Copy the first line of the entries below and every line after it through the line containing "import matplotlib.pyplot as plt". Do not include pictures.

[start SUPPLIED INFORMATION]

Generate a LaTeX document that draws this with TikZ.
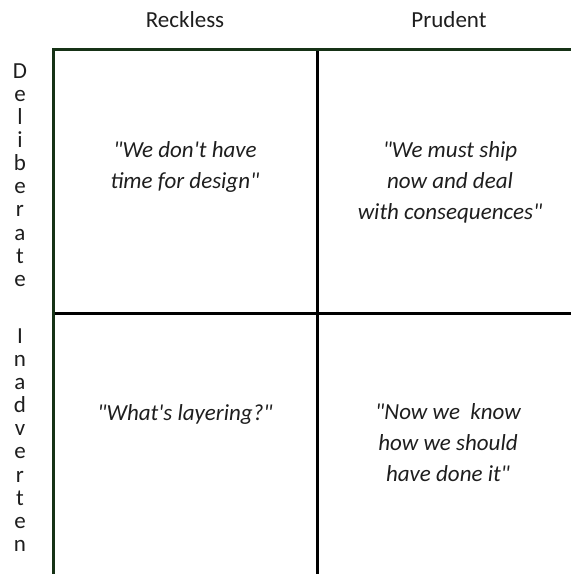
\documentclass[tikz,border=0pt]{standalone}
\usepackage{fontspec}
\newfontfamily\carlito{Carlito}
\usetikzlibrary{positioning}
\definecolor{frame green}{RGB}{22,50,22}
\definecolor{ink}{RGB}{30,30,30}
\tikzset{
    every node/.style={font=\carlito\fontsize{23}{31}\selectfont, text=ink, inner sep=0pt},
    quote node/.style={align=center,font=\carlito\fontsize{23}{31}\selectfont\itshape},
    side node/.style={align=center,font=\carlito\fontsize{23}{23.1}\selectfont}
}

\begin{document}
\begin{tikzpicture}[
            x = 1pt, y = -1pt, % one unit is one pixel, y runs down
            line width = 3pt, % grid lines
            line cap = rect
        ]

        \useasboundingbox (0,0) rectangle (571,574);

        % grid corners
        \coordinate (tl) at (53,49);
        \coordinate (tr) at (571,49);
        \coordinate (bl) at (53,574);
        \coordinate (tm) at (317,49);
        \coordinate (bm) at (317,574);
        \coordinate (ml) at (53,313);
        \coordinate (mr) at (571,313);

        \draw[black, line cap = butt] (tm) -- (bm);
        \draw[black, line cap = butt] (ml) -- (mr);
        \draw[frame green] (bl) -- (tl) -- (tr);

        % column heads
        \node[anchor=base] (reckless) at (185,27) {Reckless};
        \node[anchor=base] (prudent) at (449,27) {Prudent};

        % row heads
        \node[side node] (deliberate) at (20,175) {D\\e\\l\\i\\b\\e\\r\\a\\t\\e};
        \node[side node] (inadvertent) at (20,440) {I\\n\\a\\d\\v\\e\\r\\t\\e\\n};

        % quadrants
        \node[quote node] (nodesign) at (185,167) {"We don't have\\time for design"};
        \node[quote node] (mustship) at (450,182) {"We must ship\\now and deal\\with consequences"};
        \node[quote node] (layering) at (185,414) {"What's layering?"};
        \node[quote node] (nowknow) at (448,443) {"Now we~ know\\how we should\\have done it"};

  \end{tikzpicture}
\end{document}
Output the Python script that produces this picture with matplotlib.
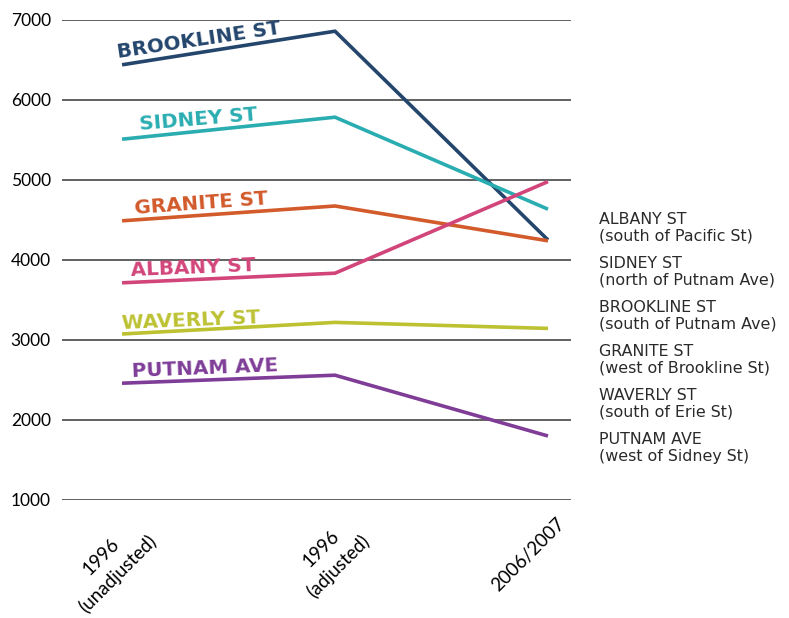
import matplotlib
matplotlib.use("Agg")
import matplotlib.pyplot as plt

# Data
periods = ["1996\n(unadjusted)", "1996\n(adjusted)", "2006/2007"]
streets = ["BROOKLINE ST", "SIDNEY ST", "GRANITE ST", "ALBANY ST", "WAVERLY ST", "PUTNAM AVE"]
brookline = [6440, 6860, 4250]
sidney = [5510, 5785, 4635]
granite = [4490, 4675, 4240]
albany = [3715, 3835, 4980]
waverly = [3075, 3220, 3145]
putnam = [2460, 2560, 1800]
series = [brookline, sidney, granite, albany, waverly, putnam]
colors = ["#24466d", "#2aadb1", "#d25a2b", "#d2457a", "#bcc232", "#7f3d97"]

# where the in-chart labels sit (x in category units, y in data units, angle)
label_pos = [(-0.02, 6525, 8.5), (0.085, 5625, 4.8), (0.06, 4575, 4.2),
             (0.042, 3800, 2.3), (0.0, 3137, 2.4), (0.047, 2537, 2.3)]

side_notes = ["ALBANY ST\n(south of Pacific St)",
              "SIDNEY ST\n(north of Putnam Ave)",
              "BROOKLINE ST\n(south of Putnam Ave)",
              "GRANITE ST\n(west of Brookline St)",
              "WAVERLY ST\n(south of Erie St)",
              "PUTNAM AVE\n(west of Sidney St)"]

fig = plt.figure(figsize=(7.89, 6.18), dpi=100)
ax = fig.add_axes([62 / 789, 1 - 500 / 618, (571 - 62) / 789, 480 / 618])

x = list(range(len(periods)))
for vals, col in zip(series, colors):
    ax.plot(x, vals, color=col, lw=2.6, solid_capstyle="butt", zorder=3)

for name, col, (lx, ly, rot) in zip(streets, colors, label_pos):
    ax.text(lx, ly, name, color=col, fontsize=14.3, fontweight="bold",
            rotation=rot, rotation_mode="anchor", ha="left", va="baseline",
            family="DejaVu Sans", zorder=4)

ax.set_xlim(-0.282, 2.108)
ax.set_ylim(1000, 7000)
ax.set_yticks(range(1000, 8000, 1000))
ax.grid(axis="y", color="#555555", lw=1.3)
ax.set_axisbelow(True)
for s in ax.spines.values():
    s.set_visible(False)
ax.tick_params(length=0)
ax.tick_params(axis="y", pad=8, labelsize=12.5)
ax.set_yticklabels([str(v) for v in range(1000, 8000, 1000)], family="Lato")

ax.set_xticks(x)
ax.set_xticklabels([])
for xi, lab in zip(x, periods):
    ax.text(xi + 0.04, 820, lab, rotation=45, rotation_mode="anchor",
            ha="right", va="top", multialignment="center", fontsize=13.5,
            family="Lato", linespacing=1.45)

for i, note in enumerate(side_notes):
    fig.text(599 / 789, 1 - (212 + 44 * i) / 618, note, ha="left", va="top",
             fontsize=11.4, family="DejaVu Sans", color="#2a2a2a", linespacing=1.15)

fig.savefig("out.png", dpi=100)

[end SUPPLIED INFORMATION]

**SOLUTION:**
Generate a LaTeX document that draws this with TikZ.
\documentclass[tikz,border=0pt]{standalone}
\usepackage{fontspec}
\newfontfamily\carlito{Carlito}
\usetikzlibrary{positioning}
\definecolor{frame green}{RGB}{22,50,22}
\definecolor{ink}{RGB}{30,30,30}
\tikzset{
    every node/.style={font=\carlito\fontsize{23}{31}\selectfont, text=ink, inner sep=0pt},
    quote node/.style={align=center,font=\carlito\fontsize{23}{31}\selectfont\itshape},
    side node/.style={align=center,font=\carlito\fontsize{23}{23.1}\selectfont}
}

\begin{document}
\begin{tikzpicture}[
            x = 1pt, y = -1pt, % one unit is one pixel, y runs down
            line width = 3pt, % grid lines
            line cap = rect
        ]

        \useasboundingbox (0,0) rectangle (571,574);

        % grid corners
        \coordinate (tl) at (53,49);
        \coordinate (tr) at (571,49);
        \coordinate (bl) at (53,574);
        \coordinate (tm) at (317,49);
        \coordinate (bm) at (317,574);
        \coordinate (ml) at (53,313);
        \coordinate (mr) at (571,313);

        \draw[black, line cap = butt] (tm) -- (bm);
        \draw[black, line cap = butt] (ml) -- (mr);
        \draw[frame green] (bl) -- (tl) -- (tr);

        % column heads
        \node[anchor=base] (reckless) at (185,27) {Reckless};
        \node[anchor=base] (prudent) at (449,27) {Prudent};

        % row heads
        \node[side node] (deliberate) at (20,175) {D\\e\\l\\i\\b\\e\\r\\a\\t\\e};
        \node[side node] (inadvertent) at (20,440) {I\\n\\a\\d\\v\\e\\r\\t\\e\\n};

        % quadrants
        \node[quote node] (nodesign) at (185,167) {"We don't have\\time for design"};
        \node[quote node] (mustship) at (450,182) {"We must ship\\now and deal\\with consequences"};
        \node[quote node] (layering) at (185,414) {"What's layering?"};
        \node[quote node] (nowknow) at (448,443) {"Now we~ know\\how we should\\have done it"};

  \end{tikzpicture}
\end{document}
Output the Python script that produces this picture with matplotlib.
import matplotlib
matplotlib.use("Agg")
import matplotlib.pyplot as plt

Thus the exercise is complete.